§ **SUPPLIED MATERIAL**

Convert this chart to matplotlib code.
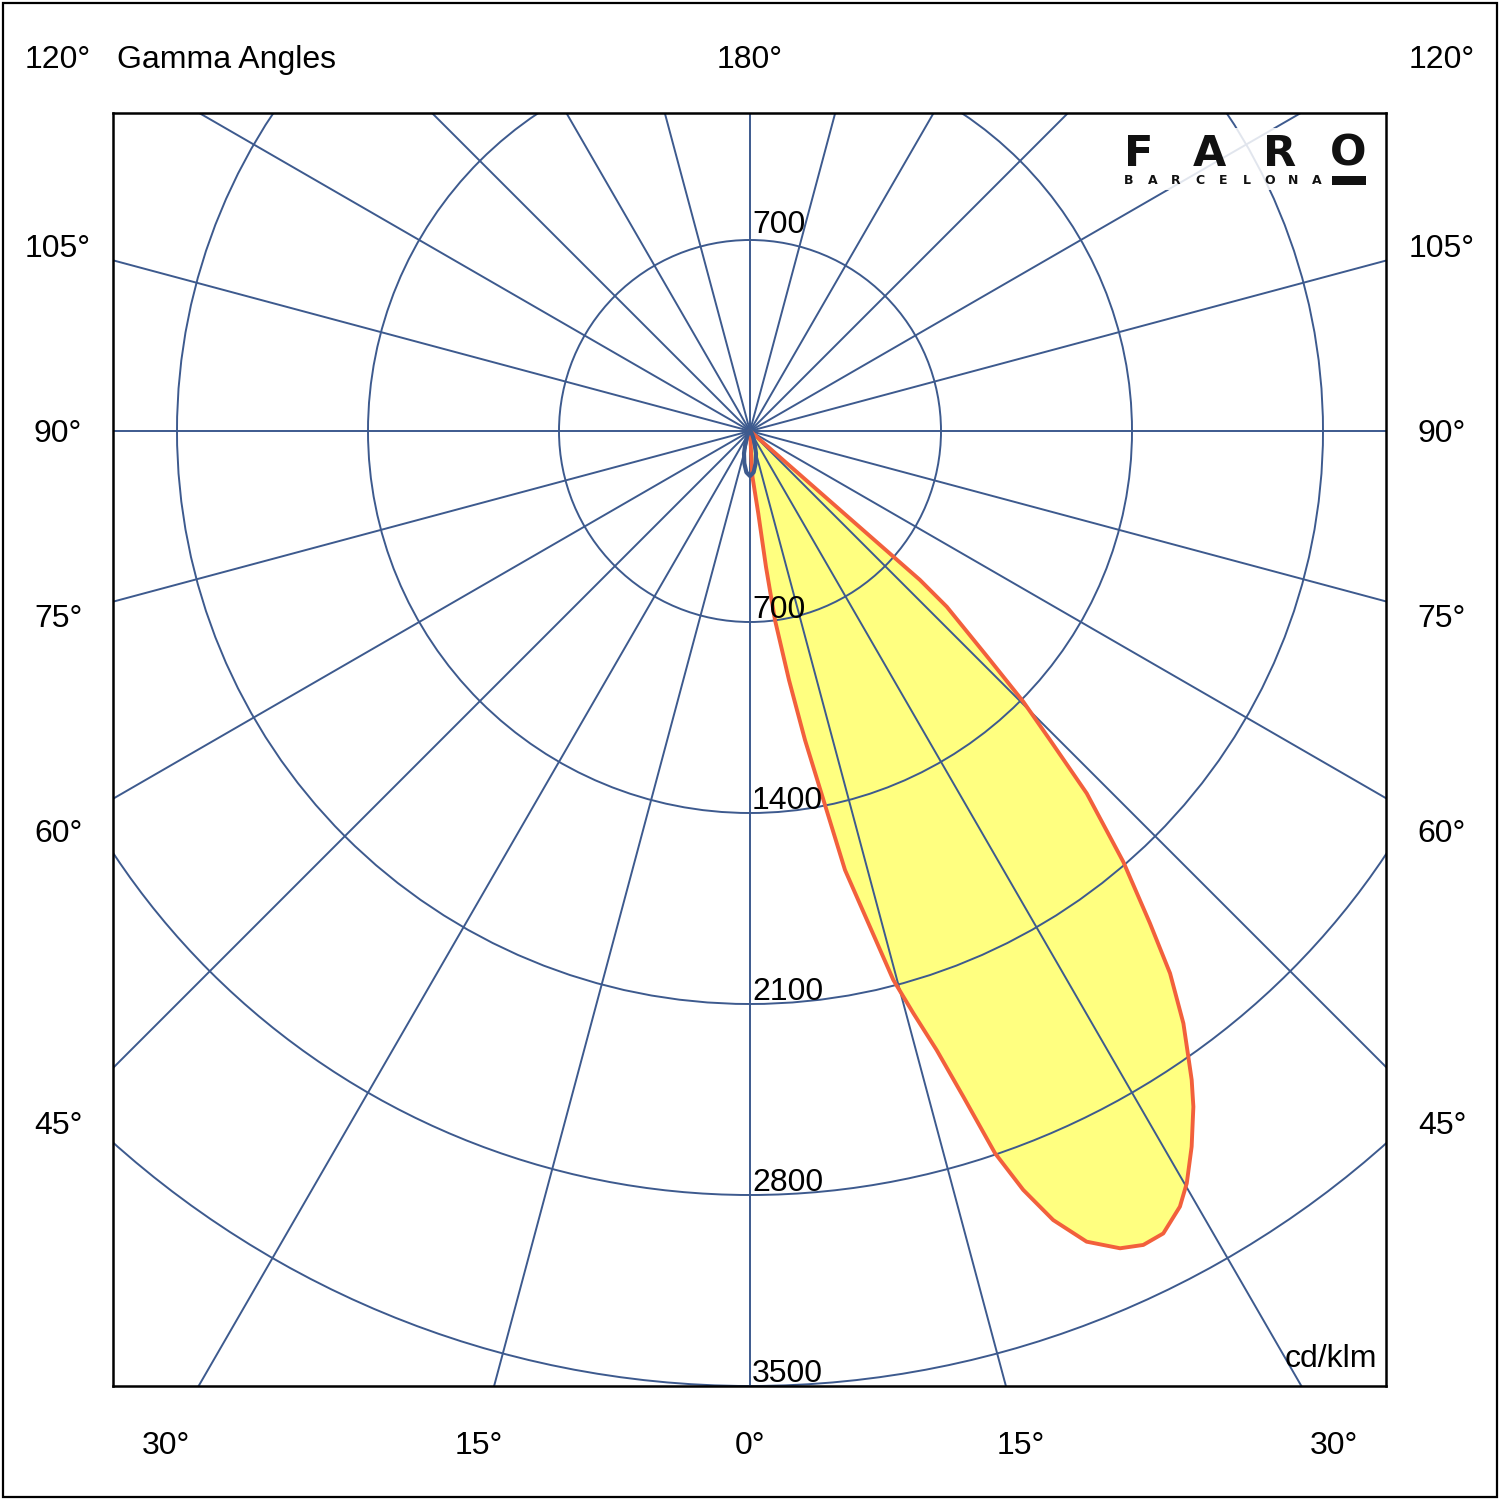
import numpy as np
import matplotlib.pyplot as plt
from matplotlib.patches import Rectangle, Circle

# gamma angle in degrees (0 = straight down, + = right side), intensity in cd/klm
gamma_c0 = [0, 2.96, 3.11, 5.74, 6.71, 7.53, 8.90, 10.09, 11.34, 12.21,
            14.63, 15.67, 16.78, 17.77, 18.74, 19.80, 21.02, 22.55, 24.36, 25.79,
            27.25, 29.00, 30.14, 31.68, 33.27, 34.24, 35.01, 36.19, 37.76, 39.09,
            40.91, 42.90, 44.16, 45.27, 46.34, 48.23, 48.77, 49.3]
cd_c0 = [0, 106, 169, 304, 502, 699, 924, 1150, 1398, 1646,
         2079, 2216, 2370, 2562, 2795, 2956, 3098, 3217, 3288, 3313,
         3308, 3250, 3188, 3082, 2962, 2877, 2800, 2690, 2514, 2325,
         2089, 1813, 1578, 1410, 1216, 967, 828, 0]

gamma_c90 = [-60, -50, -40, -30, -25, -20, -15, -10, -5, 0, 5, 10, 15, 20, 25, 30, 40, 50, 60]
cd_c90 = [0, 3, 8, 18, 30, 50, 85, 120, 152, 165, 152, 120, 85, 50, 30, 18, 8, 3, 0]

rings = [700, 1400, 2100, 2800, 3500]
spoke_angles = list(range(0, 360, 15))
side_angles = [120, 105, 90, 75, 60, 45]
bottom_angles = [-30, -15, 0, 15, 30]

grid_col = "#3d5a8e"
edge_col = "#f2603c"
fill_col = "#ffff80"
font = ["Liberation Sans", "DejaVu Sans"]

# pixel layout of the reference (1500 px figure)
cx, cy = 750, 431          # pole position in pixels
k = 955 / 3500             # pixels per cd/klm
W = 1500


def polar_xy(g, r):
    g = np.radians(np.asarray(g, dtype=float))
    r = np.asarray(r, dtype=float)
    return r * np.sin(g), -r * np.cos(g)


fig = plt.figure(figsize=(15, 15), dpi=100)
ax = fig.add_axes([113 / W, (W - 1386) / W, 1273 / W, 1273 / W])
ax.set_xlim((113 - cx) / k, (1386 - cx) / k)
ax.set_ylim(-(1386 - cy) / k, (cy - 113) / k)
ax.set_aspect("equal")
ax.set_xticks([])
ax.set_yticks([])
for s in ax.spines.values():
    s.set_linewidth(1.8)
    s.set_color("black")

# lobe fill under the grid
x0, y0 = polar_xy(gamma_c0, cd_c0)
ax.fill(x0, y0, color=fill_col, lw=0, zorder=1)

# grid
for r in rings:
    ax.add_patch(Circle((0, 0), r, fill=False, ec=grid_col, lw=1.4, zorder=2))
for a in spoke_angles:
    sx, sy = polar_xy(a, 6000)
    ax.plot([0, sx], [0, sy], color=grid_col, lw=1.4, zorder=2)

# curves
ax.plot(x0, y0, color=edge_col, lw=2.8, zorder=3, solid_joinstyle="round")
x1, y1 = polar_xy(gamma_c90, cd_c90)
ax.plot(x1, y1, color=grid_col, lw=3.0, zorder=4, solid_joinstyle="round")

# ring values
for r in rings:
    ax.text(7, -r + 15, str(r), fontsize=23, family=font, ha="left", va="baseline", zorder=5)
ax.text(7, rings[0] + 25, str(rings[0]), fontsize=23, family=font, ha="left", va="baseline", zorder=5)

ax.text((1377 - cx) / k, -(1367 - cy) / k, "cd/klm", fontsize=23, family=font,
        ha="right", va="baseline", zorder=5)

# angle labels round the frame
top_y = (cy - 60) / k
side_dx = 692 / k
shift = 3 / k
for g in side_angles:
    if g == 120:
        yy = top_y
    else:
        yy = -side_dx * np.cos(np.radians(g)) / np.sin(np.radians(g)) - shift
    for sgn in (-1, 1):
        ax.text(sgn * side_dx, yy, f"{g}°", fontsize=23, family=font,
                ha="center", va="center", clip_on=False)
bot_dy = (1443 - cy) / k
for g in bottom_angles:
    ax.text(bot_dy * np.tan(np.radians(g)), -bot_dy - shift, f"{abs(g)}°", fontsize=23,
            family=font, ha="center", va="center", clip_on=False)
ax.text(0, top_y, "180°", fontsize=23, family=font, ha="center", va="center", clip_on=False)
ax.text((117 - cx) / k, top_y, "Gamma Angles", fontsize=23, family=font,
        ha="left", va="center", clip_on=False)


# FARO logo
def fx(px):
    return px / W


def fy(py):
    return 1 - py / W


fig.patches.append(Rectangle((fx(1118), fy(190)), 258 / W, 62 / W, transform=fig.transFigure,
                             fc="white", ec="none", alpha=0.85, zorder=6))
for ch, px in zip("FARO", [1139, 1209, 1280, 1348]):
    fig.text(fx(px), fy(154), ch, fontsize=31, family="DejaVu Sans", weight="bold",
             ha="center", va="center", color="#111111", zorder=7)
for i, ch in enumerate("BARCELONA"):
    fig.text(fx(1129 + i * 23.5), fy(181), ch, fontsize=9, family="DejaVu Sans",
             weight="bold", ha="center", va="center", color="#111111", zorder=7)
fig.patches.append(Rectangle((fx(1332), fy(185)), 34 / W, 9 / W, transform=fig.transFigure,
                             fc="#111111", ec="none", zorder=7))

# outer border
fig.patches.append(Rectangle((fx(3), fy(1497)), 1494 / W, 1494 / W, transform=fig.transFigure,
                             fill=False, ec="black", lw=1.6))

fig.savefig("out.png", dpi=100, facecolor="white")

§ **WHAT IS ASKED**
Repeat the lines above, starting at the first and stopping after the line that holds "from matplotlib.patches import", with the pictures left out.

§ **TASK OUTPUT**
Convert this chart to matplotlib code.
import numpy as np
import matplotlib.pyplot as plt
from matplotlib.patches import Rectangle, Circle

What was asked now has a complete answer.